Phytoplankton is an important primary producer in the ocean and one of the key components of the marine biological pump. The cellular carbon content and chlorophyll a (Chl a) content are the two most important biomass indices for phytoplankton. Recording and monitoring these biomasses are important tasks for studying phytoplankton, and C:Chl a is a key conversion tool between them. Although C:Chl a varies over a wide range, it is tightly regulated by external environmental factors, which mainly include light, nutrients and temperature, etc. Modelling studies of C:Chl a are important for understanding the ocean carbon cycle.

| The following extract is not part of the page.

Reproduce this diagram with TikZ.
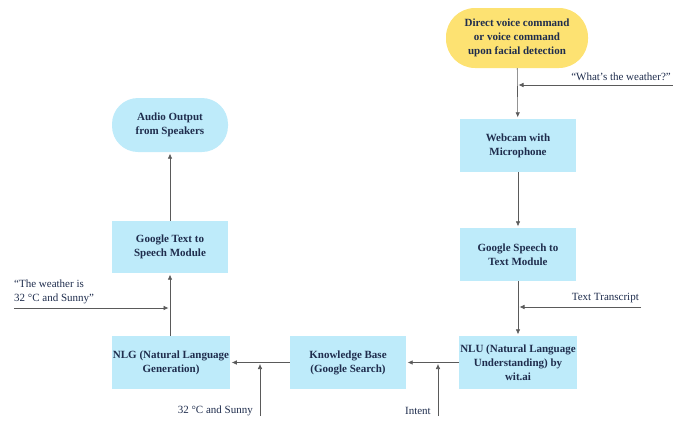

The history of the development of the C:Chl a model from the early empirical models to the present mechanistic models is outlined. Using the Geider empirical model and the Cloern model as examples, the empirical model is based on a large amount of experimental data on incubation and is obtained by summarising the data by linear or non-linear fitting. Empirical models have the advantage of being easy to use, but they cannot help us understand the specific effects of environmental factors on the physiological state of phytoplankton because they ignore the biological processes of phytoplankton. Mechanism models are represented by the Geider and Pahlow models, which are based on phytoplankton cellular carbon and nitrogen sources and expenditure, and optimal uptake kinetics, respectively. Mechanism models are popular in biogeochemical modelling because they can assist in tracing the flow of carbon and nitrogen elements.

With regard to the shortcomings and future challenges of the current C:Chl a model, the first is the various externally regulated environmental factors, such as photoinhibition of phytoplankton in the surface ocean, the common limitation of nutrients, and high temperature stress brought about by the context of global warming. The second is the taxonomic groups, in particular the current C:Chl a model may generally underestimate the carbon biomass of dinoflagellates with multiple growth strategies.

Finally, it is proposed that future C:Chl a models should strike a balance between reliability and universality. Taking the Pahlow model as an example, although the optimality-based assumption makes it better than the Monod equation in describing the nutrient uptake of phytoplankton cells, it is seldom used in marine biogeochemical modelling due to its complicated computational process. Therefore, the structure of the model should not be too complex and difficult to use.